Iran's paramilitary Revolutionary Guard, which answers only to Supreme Leader Ayatollah Ali Khamenei, has been suspected of carrying out attacks with bomb-carrying drones across the wider Middle East.
U.S. Defense Secretary Lloyd Austin said the American intelligence community had determined the drone in Thursday's attack was of Iranian origin, but he offered no other immediate evidence to support the claim. The drone hit a coalition base in the northeast Syrian city of Hasakeh.
Iran relies on a network of proxy forces throughout the Mideast to counter the U.S. and Israel, its arch regional enemy. The U.S. has had forces in northeast Syria since 2015, when they deployed as part of the fight against the Islamic State group, and maintains some 900 troops there, working with Kurdish-led forces that control around a third of Syria.

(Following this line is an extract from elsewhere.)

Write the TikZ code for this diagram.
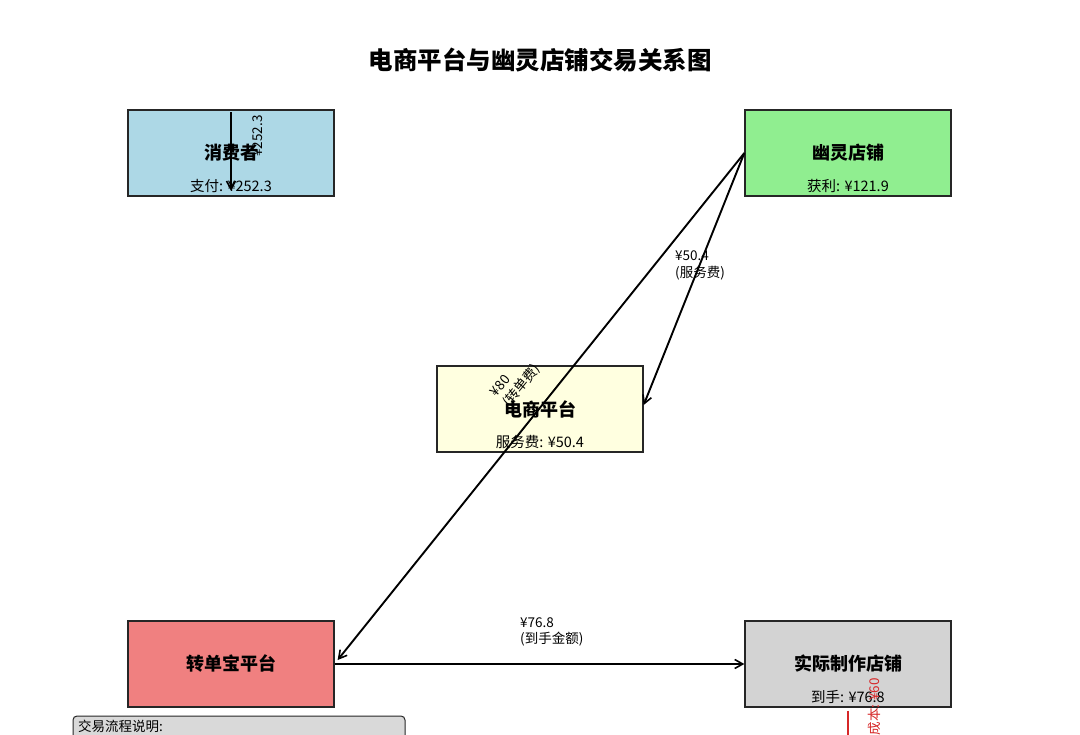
\documentclass[tikz,border=0pt]{standalone}
\usepackage{fontspec}
\setmainfont{Noto Sans CJK SC}
\usetikzlibrary{arrows.meta}
\definecolor{cLightBlue}{HTML}{ADD8E6}
\definecolor{cLightGreen}{HTML}{90EE90}
\definecolor{cLightYellow}{HTML}{FFFFE0}
\definecolor{cLightCoral}{HTML}{F08080}
\definecolor{cLightGray}{HTML}{D3D3D3}
\definecolor{cLegend}{HTML}{D9D9D9}
\definecolor{cCost}{HTML}{D62728}
\begin{document}
\begin{tikzpicture}[x=1pt,y=-1pt,
  box/.style={draw=black!85, line width=1.3pt, minimum width=206pt, minimum height=86pt, inner sep=0pt, font=\fontsize{18}{21}\selectfont\bfseries},
  sub/.style={font=\fontsize{14.5}{17}\selectfont, inner sep=0pt},
  lbl/.style={font=\fontsize{13.5}{16.5}\selectfont, inner sep=0pt, align=left},
  flow/.style={line width=1.9pt, -{Straight Barb[length=8pt,width=9pt,line width=1.6pt]}},
  costflow/.style={draw=cCost, line width=1.9pt},
]
\useasboundingbox (0,0) rectangle (1080,735);
\clip (0,0) rectangle (1080,735);

\node[font=\fontsize{24.5}{28}\selectfont\bfseries, inner sep=0pt] (title) at (540,60) {电商平台与幽灵店铺交易关系图};

% boxes
\node[box, fill=cLightBlue] (consumer) at (231,153) {消费者};
\node[sub] (consumerpay) at (231,186) {支付: ¥252.3};

\node[box, fill=cLightGreen] (ghost) at (848,153) {幽灵店铺};
\node[sub] (ghostprofit) at (848,186) {获利: ¥121.9};

\node[box, fill=cLightYellow] (platform) at (540,409) {电商平台};
\node[sub] (platformfee) at (540,442) {服务费: ¥50.4};

\node[box, fill=cLightCoral] (zdb) at (231,664) {转单宝平台};

\node[box, fill=cLightGray] (real) at (848,664) {实际制作店铺};
\node[sub] (realget) at (848,697) {到手: ¥76.8};

% consumer arrow
\draw[flow] ([yshift=-3pt]consumer.north) -- ([yshift=6pt]consumer.south);
\node[lbl, rotate=90] (l2523) at (258,136) {¥252.3};

% ghost -> platform, ghost -> zdb
\draw[flow] (ghost.west) -- ([yshift=4pt]platform.east);
\node[lbl, anchor=north west] (lfee) at (675,251) {¥50.4\\(服务费)};

\draw[flow] (ghost.west) -- ([xshift=3pt,yshift=4pt]zdb.east);
\node[lbl, rotate=51] (l80) at (516,381) {¥80\\(转单费)};

% zdb -> real
\draw[flow] (zdb.east) -- (real.west);
\node[lbl, anchor=north west] (l768) at (520,617) {¥76.8\\(到手金额)};

% cost arrow (continues below)
\coordinate (costend) at (848,800);
\draw[costflow] ([yshift=-3pt]real.south) -- (costend);
\node[lbl, text=cCost, rotate=90, anchor=east] (lcost) at (874,678) {成本: ¥60};

% legend
\draw[fill=cLegend, draw=black!85, line width=1pt, rounded corners=4pt] (73,716) rectangle (405,800);
\node[lbl, anchor=west] (legendtitle) at (78,726) {交易流程说明:};
\end{tikzpicture}
\end{document}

The exchange of strikes came as Saudi Arabia and Iran have been working toward reopening embassies in each other's countries. The kingdom also acknowledged efforts to reopen a Saudi embassy in Syria, whose embattled President Bashar Assad has been backed by Iran in his country's long war.

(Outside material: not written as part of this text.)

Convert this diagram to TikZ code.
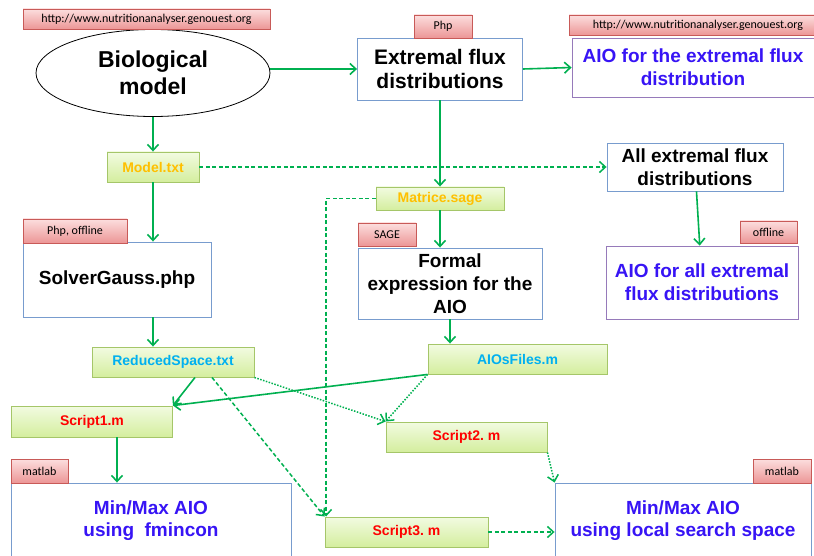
\documentclass[tikz,border=0pt]{standalone}
\usepackage{fontspec}
\setmainfont{Liberation Sans}
\newfontfamily\tagfont{Carlito}
\usepackage{xcolor}
\usetikzlibrary{shapes.geometric,arrows.meta}

\definecolor{flowgreen}{RGB}{0,176,80}
\definecolor{boxblue}{RGB}{120,156,206}
\definecolor{boxpurple}{RGB}{150,122,186}
\definecolor{aioblue}{RGB}{55,20,245}
\definecolor{filegreen}{RGB}{165,198,105}
\definecolor{filetop}{RGB}{242,251,225}
\definecolor{filebot}{RGB}{212,238,158}
\definecolor{fileyellow}{RGB}{255,192,0}
\definecolor{filecyan}{RGB}{0,176,240}
\definecolor{tagred}{RGB}{200,90,88}
\definecolor{tagtop}{RGB}{252,222,222}
\definecolor{tagbot}{RGB}{236,150,150}

\begin{document}
\frenchspacing
\begin{tikzpicture}[x=1pt,y=-1pt]
        % Define styles
        \tikzset{
            process/.style={rectangle, draw=boxblue, line width=0.9pt, fill=white, align=center, inner sep=2pt, font=\bfseries\fontsize{19}{23}\selectfont},
            result/.style={process, draw=boxpurple, text=aioblue},
            file/.style={rectangle, draw=filegreen, line width=0.9pt, top color=filetop, bottom color=filebot, inner sep=0pt, font=\bfseries\fontsize{14}{16}\selectfont},
            tag/.style={rectangle, draw=tagred, line width=0.8pt, top color=tagtop, bottom color=tagbot, inner sep=0pt, font=\tagfont\fontsize{12}{14}\selectfont},
            arrow/.style={-{Straight Barb[length=6pt,width=11pt]}, draw=flowgreen, line width=1.6pt},
            dasharrow/.style={arrow, line width=1.5pt, dash pattern=on 4pt off 2.5pt},
            dotarrow/.style={arrow, line width=1.5pt, dash pattern=on 1.5pt off 1.5pt}
        }
        \clip (0,0) rectangle (814,556);

        % Nodes
        \node[ellipse, draw, line width=0.8pt, minimum width=234, minimum height=87, inner sep=0pt, align=center, font=\bfseries\fontsize{23}{27}\selectfont] (bio_node) at (153,73) {Biological\\model};
        \node[process, minimum width=165, minimum height=62, font=\bfseries\fontsize{21}{24}\selectfont] (extremal_node) at (440,69) {Extremal flux\\distributions};
        \node[result, minimum width=242, minimum height=59] (aio_ext_node) at (693,67.5) {AIO for the extremal flux\\distribution};
        \node[file, minimum width=92, minimum height=30, text=fileyellow] (model_node) at (153,167) {Model.txt};
        \node[process, minimum width=176, minimum height=48] (all_ext_node) at (695,167) {All extremal flux\\distributions};
        \node[file, minimum width=128, minimum height=23, text=fileyellow] (matrice_node) at (440,198.5) {Matrice.sage};
        \node[process, minimum width=188, minimum height=75] (solver_node) at (117,279.5) {SolverGauss.php};
        \node[process, minimum width=184, minimum height=71] (formal_node) at (450,283.5) {Formal\\expression for the\\AIO};
        \node[result, minimum width=192, minimum height=73] (aio_all_node) at (702,282.5) {AIO for all extremal\\flux distributions};
        \node[file, minimum width=162, minimum height=30, text=filecyan] (reduced_node) at (173,362) {ReducedSpace.txt};
        \node[file, minimum width=179, minimum height=30, text=filecyan] (aios_node) at (517.5,359) {AIOsFiles.m};
        \node[file, minimum width=161, minimum height=31, text=red] (script_node_1) at (92,421.5) {Script1.m};
        \node[file, minimum width=161, minimum height=30, text=red] (script_node_2) at (466.5,437) {Script2. m};
        \node[file, minimum width=163, minimum height=30, text=red] (script_node_3) at (406.5,532) {Script3. m};
        \node[process, minimum width=280, minimum height=76, text=aioblue, font=\bfseries\fontsize{19}{22}\selectfont] (fmincon_node) at (151,521) {Min/Max AIO\\using\ \ fmincon};
        \node[process, minimum width=256, minimum height=76, text=aioblue, font=\bfseries\fontsize{19}{22}\selectfont] (local_node) at (683,521) {Min/Max AIO\\using local search space};

        % Tags
        \node[tag, minimum width=247, minimum height=20] (tag_node_1) at (146.5,19) {http://www.nutritionanalyser.genouest.org};
        \node[tag, minimum width=58, minimum height=23] (tag_node_2) at (443,26.5) {Php};
        \node[tag, minimum width=258, minimum height=20] (tag_node_3) at (698,25) {http://www.nutritionanalyser.genouest.org};
        \node[tag, minimum width=104, minimum height=24] (tag_node_4) at (75,231) {Php, offline};
        \node[tag, minimum width=58, minimum height=23] (tag_node_5) at (387,234.5) {SAGE};
        \node[tag, minimum width=57, minimum height=22] (tag_node_6) at (768.5,232) {offline};
        \node[tag, minimum width=57, minimum height=24] (tag_node_7) at (39.5,471) {matlab};
        \node[tag, minimum width=58, minimum height=24] (tag_node_8) at (782,471) {matlab};

        % Arrows
        \draw[arrow] (bio_node.east |- extremal_node.west) -- (extremal_node.west);
        \draw[arrow] (extremal_node.east) -- (aio_ext_node.west);
        \draw[arrow] (bio_node.south) -- (model_node.north);
        \draw[dasharrow] (model_node) -- (all_ext_node);
        \draw[arrow] (extremal_node) -- (matrice_node);
        \draw[dasharrow] (matrice_node.west) -| ([xshift=1.5]script_node_3.north west);
        \draw[arrow] (all_ext_node) -- (aio_all_node);
        \draw[arrow] (model_node) -- (model_node |- solver_node.north);
        \draw[arrow] (matrice_node) -- (matrice_node |- formal_node.north);
        \draw[arrow] (model_node |- solver_node.south) -- (model_node |- reduced_node.north);
        \draw[arrow] (formal_node) -- (formal_node |- aios_node.north);
        \draw[arrow] ([xshift=22]reduced_node.south) -- (script_node_1.north east);
        \draw[arrow] (aios_node.south west) -- (script_node_1.north east);
        \draw[dotarrow] (reduced_node.south east) -- (script_node_2.north west);
        \draw[dotarrow] (aios_node.south west) -- (script_node_2.north west);
        \draw[dasharrow] ([xshift=39]reduced_node.south) -- (script_node_3.north west);
        \draw[arrow] ([xshift=25]script_node_1.south) -- ([xshift=25]script_node_1.south |- fmincon_node.north);
        \draw[dotarrow] (script_node_2.south east) -- (local_node.north west);
        \draw[dasharrow] (script_node_3) -- (script_node_3 -| local_node.west);
\end{tikzpicture}
\end{document}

A State Department spokesperson said Saturday that they have been in contact with Saudi officials about their approach to the region, including with Syria adding that Washington's stance against normalization with Assad's government "remains unchanged, and we have been clear about this."
The spokesperson said that the U.S.'s consistent message to regional partners who are engaging with the Syrian government has been that "credible steps to improve the situation for the Syrian people should be front and center in any engagement."
According to officials, Iran has launched 80 attacks against U.S. forces and locations in Iraq and Syria since January 2021. The vast majority of those have been in Syria.
The U.S. under Biden has struck Syria previously over tensions with Iran - in February and June of 2021, as well as August 2022.
Syria's conflict that began in 2011 has left nearly half a million people dead.